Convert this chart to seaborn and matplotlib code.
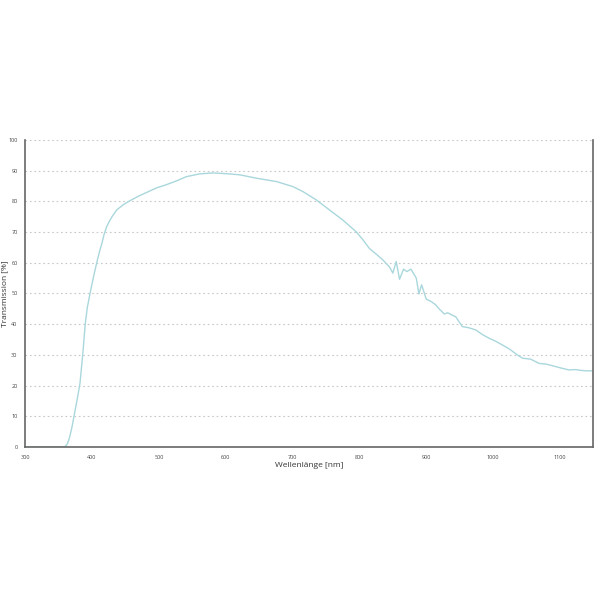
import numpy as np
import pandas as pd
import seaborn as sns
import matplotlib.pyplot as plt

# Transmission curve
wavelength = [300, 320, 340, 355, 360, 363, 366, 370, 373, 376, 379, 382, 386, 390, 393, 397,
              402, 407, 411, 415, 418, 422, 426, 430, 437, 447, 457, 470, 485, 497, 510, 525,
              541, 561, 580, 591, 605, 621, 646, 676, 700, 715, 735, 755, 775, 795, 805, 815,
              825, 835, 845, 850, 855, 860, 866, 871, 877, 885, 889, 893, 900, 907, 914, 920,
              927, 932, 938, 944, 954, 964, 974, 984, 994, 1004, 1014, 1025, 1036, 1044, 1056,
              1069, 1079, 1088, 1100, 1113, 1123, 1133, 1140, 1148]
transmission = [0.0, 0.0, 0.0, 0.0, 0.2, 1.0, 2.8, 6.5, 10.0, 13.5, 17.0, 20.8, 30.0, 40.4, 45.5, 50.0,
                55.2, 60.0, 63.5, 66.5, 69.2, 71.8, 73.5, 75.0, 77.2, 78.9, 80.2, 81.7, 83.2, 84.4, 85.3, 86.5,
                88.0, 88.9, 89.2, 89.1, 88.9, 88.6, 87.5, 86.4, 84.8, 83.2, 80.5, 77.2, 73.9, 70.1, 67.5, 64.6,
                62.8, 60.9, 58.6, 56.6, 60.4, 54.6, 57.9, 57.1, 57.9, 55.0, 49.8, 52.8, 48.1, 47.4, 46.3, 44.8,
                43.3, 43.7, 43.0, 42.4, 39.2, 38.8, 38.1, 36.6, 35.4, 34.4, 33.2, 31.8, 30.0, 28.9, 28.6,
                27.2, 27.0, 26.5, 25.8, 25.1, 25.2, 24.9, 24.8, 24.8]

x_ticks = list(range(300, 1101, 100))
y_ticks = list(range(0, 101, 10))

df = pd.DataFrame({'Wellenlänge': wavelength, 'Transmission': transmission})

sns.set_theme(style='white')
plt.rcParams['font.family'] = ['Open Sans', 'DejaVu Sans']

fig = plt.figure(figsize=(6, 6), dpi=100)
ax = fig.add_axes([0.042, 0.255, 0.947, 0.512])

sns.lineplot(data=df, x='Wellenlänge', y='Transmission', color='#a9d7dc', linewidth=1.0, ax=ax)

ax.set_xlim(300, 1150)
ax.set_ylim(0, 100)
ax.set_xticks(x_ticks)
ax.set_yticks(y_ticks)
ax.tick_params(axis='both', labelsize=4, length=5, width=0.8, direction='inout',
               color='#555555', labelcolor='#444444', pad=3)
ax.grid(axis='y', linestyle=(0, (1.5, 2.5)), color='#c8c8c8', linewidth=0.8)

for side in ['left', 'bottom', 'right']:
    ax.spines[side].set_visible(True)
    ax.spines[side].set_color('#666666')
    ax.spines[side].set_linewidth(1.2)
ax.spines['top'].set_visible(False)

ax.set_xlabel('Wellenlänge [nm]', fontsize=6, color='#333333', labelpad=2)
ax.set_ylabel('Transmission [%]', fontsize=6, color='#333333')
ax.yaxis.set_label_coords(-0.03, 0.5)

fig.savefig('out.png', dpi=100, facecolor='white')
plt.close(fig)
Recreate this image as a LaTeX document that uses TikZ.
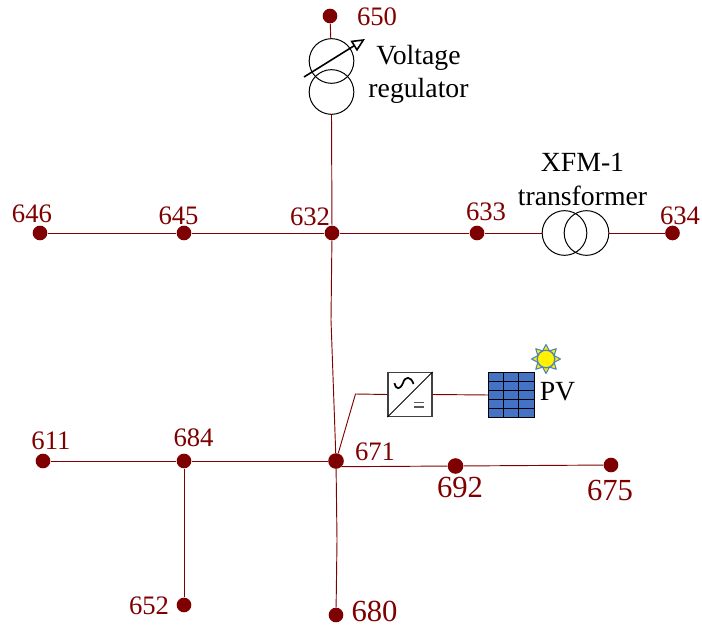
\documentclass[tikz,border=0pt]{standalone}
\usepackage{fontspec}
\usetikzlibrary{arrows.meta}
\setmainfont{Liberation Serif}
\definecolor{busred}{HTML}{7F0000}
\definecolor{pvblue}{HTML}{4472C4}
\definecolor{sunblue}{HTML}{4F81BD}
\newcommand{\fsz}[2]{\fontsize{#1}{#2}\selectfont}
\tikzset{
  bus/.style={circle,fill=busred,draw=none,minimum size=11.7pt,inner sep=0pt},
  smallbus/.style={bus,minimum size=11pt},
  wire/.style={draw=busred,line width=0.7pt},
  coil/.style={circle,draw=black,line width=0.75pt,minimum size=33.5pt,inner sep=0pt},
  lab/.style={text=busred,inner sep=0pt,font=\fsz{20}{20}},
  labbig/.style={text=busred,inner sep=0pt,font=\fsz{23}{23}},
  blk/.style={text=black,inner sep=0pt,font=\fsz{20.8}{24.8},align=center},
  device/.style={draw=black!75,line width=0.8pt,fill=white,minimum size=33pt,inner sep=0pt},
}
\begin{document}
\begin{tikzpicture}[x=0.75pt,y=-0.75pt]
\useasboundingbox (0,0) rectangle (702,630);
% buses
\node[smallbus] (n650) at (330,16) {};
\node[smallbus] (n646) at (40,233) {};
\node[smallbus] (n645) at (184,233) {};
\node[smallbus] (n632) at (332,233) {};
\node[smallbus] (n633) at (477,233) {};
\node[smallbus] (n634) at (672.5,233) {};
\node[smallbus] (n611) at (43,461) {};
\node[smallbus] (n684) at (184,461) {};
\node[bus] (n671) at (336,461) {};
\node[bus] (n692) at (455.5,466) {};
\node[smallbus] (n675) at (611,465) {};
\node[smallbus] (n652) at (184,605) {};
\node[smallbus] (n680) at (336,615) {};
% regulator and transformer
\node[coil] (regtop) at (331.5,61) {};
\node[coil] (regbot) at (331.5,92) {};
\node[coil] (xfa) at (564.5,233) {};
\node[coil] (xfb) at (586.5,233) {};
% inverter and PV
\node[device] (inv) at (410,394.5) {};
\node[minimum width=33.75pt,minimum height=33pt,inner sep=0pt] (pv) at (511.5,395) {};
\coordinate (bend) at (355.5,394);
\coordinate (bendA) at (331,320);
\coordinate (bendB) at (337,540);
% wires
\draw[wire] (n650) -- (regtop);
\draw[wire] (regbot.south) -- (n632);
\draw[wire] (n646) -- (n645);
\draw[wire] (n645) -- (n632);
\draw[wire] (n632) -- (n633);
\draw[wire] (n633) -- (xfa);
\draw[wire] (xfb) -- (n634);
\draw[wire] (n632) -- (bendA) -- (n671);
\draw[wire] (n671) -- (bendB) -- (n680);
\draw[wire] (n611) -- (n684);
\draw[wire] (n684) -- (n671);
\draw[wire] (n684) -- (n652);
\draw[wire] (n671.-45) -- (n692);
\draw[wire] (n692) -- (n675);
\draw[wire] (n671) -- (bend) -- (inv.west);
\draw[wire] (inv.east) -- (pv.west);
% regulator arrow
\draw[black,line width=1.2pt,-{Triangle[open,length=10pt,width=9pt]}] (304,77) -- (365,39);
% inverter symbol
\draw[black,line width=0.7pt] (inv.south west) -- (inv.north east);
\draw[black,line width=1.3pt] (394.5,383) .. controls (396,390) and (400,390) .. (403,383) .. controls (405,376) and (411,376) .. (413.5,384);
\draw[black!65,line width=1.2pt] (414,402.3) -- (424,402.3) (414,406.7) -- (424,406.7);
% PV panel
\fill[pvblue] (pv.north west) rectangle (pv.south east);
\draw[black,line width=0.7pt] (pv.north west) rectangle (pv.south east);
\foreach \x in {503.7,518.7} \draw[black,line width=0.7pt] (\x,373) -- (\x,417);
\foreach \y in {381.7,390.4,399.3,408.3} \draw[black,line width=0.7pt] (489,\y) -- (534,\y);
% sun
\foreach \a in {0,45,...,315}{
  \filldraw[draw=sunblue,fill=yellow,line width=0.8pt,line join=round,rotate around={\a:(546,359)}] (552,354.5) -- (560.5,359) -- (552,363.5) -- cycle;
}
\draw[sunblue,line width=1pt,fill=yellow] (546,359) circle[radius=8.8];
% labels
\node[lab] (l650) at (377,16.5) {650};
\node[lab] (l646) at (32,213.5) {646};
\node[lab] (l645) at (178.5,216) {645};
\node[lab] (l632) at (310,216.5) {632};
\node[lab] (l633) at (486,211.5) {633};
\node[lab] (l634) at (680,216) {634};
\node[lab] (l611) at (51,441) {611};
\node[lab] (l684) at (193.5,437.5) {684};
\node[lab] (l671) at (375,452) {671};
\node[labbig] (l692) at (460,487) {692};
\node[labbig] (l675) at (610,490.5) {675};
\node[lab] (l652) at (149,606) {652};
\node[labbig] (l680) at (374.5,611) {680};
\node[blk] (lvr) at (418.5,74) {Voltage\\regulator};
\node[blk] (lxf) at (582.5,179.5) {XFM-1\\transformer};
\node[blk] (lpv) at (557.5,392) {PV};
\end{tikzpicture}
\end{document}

__Problem__
The lines from the start of the entries above through the one containing "import matplotlib.pyplot as plt" are to be retyped exactly, and no others. Pictures are left out.

__Solution for this task__
Convert this chart to seaborn and matplotlib code.
import numpy as np
import pandas as pd
import seaborn as sns
import matplotlib.pyplot as plt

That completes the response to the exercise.